The three responses conclude with this statement: "Wherefore this defendant prays that the complaint be dismissed with prejudice, for his (her) costs and disbursements herein, and for such other relief as the court may seem equitable in the premises."

The summons served to Slagle, Kozak and Yelverton notes that the three individuals "have actively participated in discussions and voted on matters involving contracts by and between the city of Vermillion and The University of South Dakota… All defendants have also actively participated in discussions and voted on matters involving gifts made to The University of South Dakota from public funds."

The summons states that this is also an ongoing issue as contracts involving The University of South Dakota are routinely presented to the Vermillion City Council for consideration.

Bern said now that Slagle, Yelverton and Kozak have filed their responses, her next step will be to study the minutes of city council meetings

"I'm making requests for admissions, to go through the city council meetings records," she said Tuesday. The three defendants would then be presented with questions that they can either admit or deny.

She said she then would likely file another legal brief with Rusch, and "give the other side an opportunity to also file briefs with the judge. Then, the judge should issue a ruling."

Bern said she is hoping to have the admissions phase completed by the end of this month. After filing her brief with Rusch, she said she would give Yelverton, Kozak and Slagle a month to respond.

"I'm hoping to have a decision from the court by the end of March," Bern said.

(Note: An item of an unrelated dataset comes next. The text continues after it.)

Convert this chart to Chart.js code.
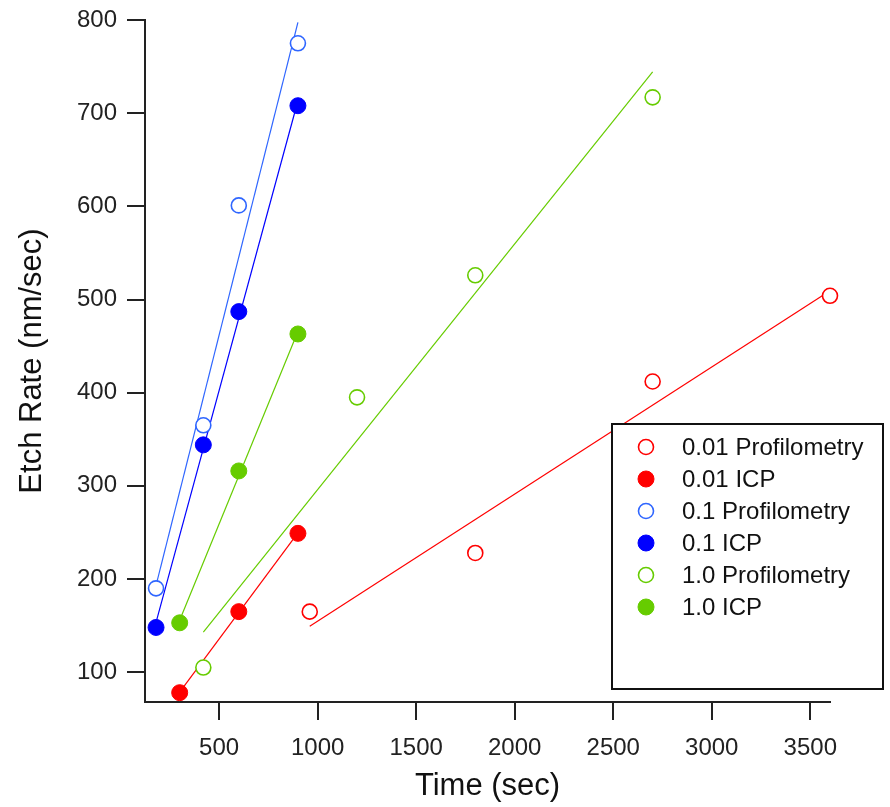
<!DOCTYPE html>
<html>
<head>
<meta charset="utf-8">
<script src="https://cdn.jsdelivr.net/npm/chart.js@4.4.1/dist/chart.umd.min.js"></script>
<style>
  html, body { margin: 0; padding: 0; background: #fff; }
  #wrap { width: 890px; height: 807px; }
</style>
</head>
<body>
<div id="wrap"><canvas id="chart" width="890" height="807"></canvas></div>
<script>
// ── Data ──────────────────────────────────────────────────────────────────
const prof001X = [960, 1800, 2700, 3600]
const prof001Y = [165, 228, 412, 504]
const icp001X  = [300, 600, 900]
const icp001Y  = [78, 165, 249]
const prof01X  = [180, 420, 600, 900]
const prof01Y  = [190, 365, 601, 775]
const icp01X   = [180, 420, 600, 900]
const icp01Y   = [148, 344, 487, 708]
const prof10X  = [420, 1200, 1800, 2700]
const prof10Y  = [105, 395, 526, 717]
const icp10X   = [300, 600, 900]
const icp10Y   = [153, 316, 463]

const xTicks = [500, 1000, 1500, 2000, 2500, 3000, 3500]
const yTicks = [100, 200, 300, 400, 500, 600, 700, 800]

const RED = "#ff0000", BLUE_P = "#2f66ff", BLUE_I = "#0000ff", GREEN = "#66cc00"
const FONT = "'Liberation Sans', Arial, sans-serif"

// ── Helpers ───────────────────────────────────────────────────────────────
const pts = (xs, ys) => xs.map((x, i) => ({ x, y: ys[i] }))

// least-squares fit drawn across the data's x range
function fitLine(xs, ys) {
  const n = xs.length
  const mx = xs.reduce((a, b) => a + b, 0) / n
  const my = ys.reduce((a, b) => a + b, 0) / n
  let sxy = 0, sxx = 0
  xs.forEach((x, i) => { sxy += (x - mx) * (ys[i] - my); sxx += (x - mx) ** 2 })
  const k = sxy / sxx, b = my - k * mx
  const x0 = Math.min(...xs), x1 = Math.max(...xs)
  return [{ x: x0, y: k * x0 + b }, { x: x1, y: k * x1 + b }]
}

function series(label, xs, ys, color, filled) {
  return {
    label, data: pts(xs, ys), showLine: false, order: 1, inLegend: true, clip: false,
    pointStyle: "circle", pointRadius: filled ? 8 : 7.5,
    pointBackgroundColor: filled ? color : "#ffffff",
    pointBorderColor: color, pointBorderWidth: filled ? 1 : 1.6,
    filled
  }
}

function fit(xs, ys, color) {
  return {
    label: "", data: fitLine(xs, ys), showLine: true, order: 2, clip: false,
    borderColor: color, borderWidth: 1.2, pointRadius: 0, fill: false
  }
}

const datasets = [
  series("0.01 Profilometry", prof001X, prof001Y, RED, false),
  series("0.01 ICP", icp001X, icp001Y, RED, true),
  series("0.1 Profilometry", prof01X, prof01Y, BLUE_P, false),
  series("0.1 ICP", icp01X, icp01Y, BLUE_I, true),
  series("1.0 Profilometry", prof10X, prof10Y, GREEN, false),
  series("1.0 ICP", icp10X, icp10Y, GREEN, true),
  fit(prof001X, prof001Y, RED),
  fit(icp001X, icp001Y, RED),
  fit(prof01X, prof01Y, BLUE_P),
  fit(icp01X, icp01Y, BLUE_I),
  fit(prof10X, prof10Y, GREEN),
  fit(icp10X, icp10Y, GREEN)
]

// ── Boxed legend inside the plot ─────────────────────────────────────────
const boxLegend = {
  id: "boxLegend",
  afterDraw(chart) {
    const ctx = chart.ctx
    const box = { x: 612, y: 424, w: 271, h: 265 }
    ctx.save()
    ctx.fillStyle = "#fff"
    ctx.fillRect(box.x, box.y, box.w, box.h)
    ctx.strokeStyle = "#111"
    ctx.lineWidth = 2
    ctx.strokeRect(box.x, box.y, box.w, box.h)
    ctx.font = `24px ${FONT}`
    ctx.textBaseline = "middle"
    ctx.fillStyle = "#111"
    chart.data.datasets.filter(d => d.inLegend).forEach((d, i) => {
      const cy = box.y + 23 + i * 32
      ctx.beginPath()
      ctx.arc(646, cy, d.filled ? 8 : 7.5, 0, Math.PI * 2)
      ctx.fillStyle = d.pointBackgroundColor
      ctx.fill()
      ctx.lineWidth = d.pointBorderWidth
      ctx.strokeStyle = d.pointBorderColor
      ctx.stroke()
      ctx.fillStyle = "#111"
      ctx.fillText(d.label, 682, cy + 1)
    })
    ctx.restore()
  }
}

const axisCommon = {
  grid: { display: true, drawOnChartArea: false, drawTicks: true, tickLength: 18, color: "#222", lineWidth: 2 },
  border: { display: true, color: "#222", width: 2 },
  ticks: { color: "#222", font: { family: FONT, size: 24 }, callback: v => String(v) },
  title: { display: true, color: "#111", font: { family: FONT, size: 31 } }
}

new Chart(document.getElementById("chart"), {
  type: "scatter",
  data: { datasets },
  options: {
    responsive: false,
    animation: false,
    layout: { padding: { top: 20, right: 60, left: 0, bottom: 0 } },
    plugins: { legend: { display: false }, tooltip: { enabled: false } },
    scales: {
      x: {
        ...axisCommon,
        type: "linear", min: 124, max: 3600,
        ticks: { ...axisCommon.ticks, padding: 14, maxRotation: 0 },
        title: { ...axisCommon.title, text: "Time (sec)", padding: { top: 0, bottom: 2 } },
        afterBuildTicks: s => { s.ticks = xTicks.map(v => ({ value: v })) },
        afterFit: s => { s.height = 105; s.paddingLeft = 0; s.paddingRight = 0 }
      },
      y: {
        ...axisCommon,
        type: "linear", min: 68, max: 800,
        ticks: { ...axisCommon.ticks, padding: 10 },
        title: { ...axisCommon.title, text: "Etch Rate (nm/sec)", padding: { top: 14, bottom: 0 } },
        afterBuildTicks: s => { s.ticks = yTicks.map(v => ({ value: v })) },
        afterFit: s => { s.width = 145; s.paddingTop = 0; s.paddingBottom = 0 }
      }
    }
  },
  plugins: [boxLegend]
})
</script>
</body>
</html>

The resolution approved by the council back in November reads: "Whereas three alderman of the City of Vermillion have been named as defendants in an action for declaratory judgement in circuit court in and for Clay County, questioning their rights to vote on certain resolutions authorizing contractual relationships between the City of Vermillion and The University of South Dakota on the grounds of alleged conflict of interest;

"Whereas ongoing contractual relationships between the City and University are now, and nearly always are in progress, and a judicial determination that the aldermen were disqualified from voting would result in an avoidance of its contracts, and whereas cooperative relationships between the City and the University which are likely to take place in the future require answers to the questions raised by the pleadings in said legal action and it is necessary in the interest of the City to appear in the action to defend the propriety of its contracts;

"Now therefore it is resolved that the city attorney is authorized and directed to apply on behalf of the City to the Court for leave to intervene on behalf of the City and assert the rights of defendants to vote on relevant issues and consequently the enforceability of its contracts."

Weeks told the council earlier in the meeting that it was difficult for him to advise him on some aspects of this issue. "Our (state) Supreme Court hasn't yet made a decision on some of the issues involved in this situation," he said, "and I think they are of vital importance to the city, both with respect to our past and with respect to our future."

Weeks said

the complaint is an action for declaratory judgement, "and the only thing to be decided in this particular action is whether Kozak, Slagle and Yelverton were disqualified from voting as a result of their employment with the university."

The declaratory judgement to be decided by Rusch, Bern said, involves questions on an issue of law.

"Mainly, the question is does someone have a conflict of interest when they vote on issues involving their employer," Bern said.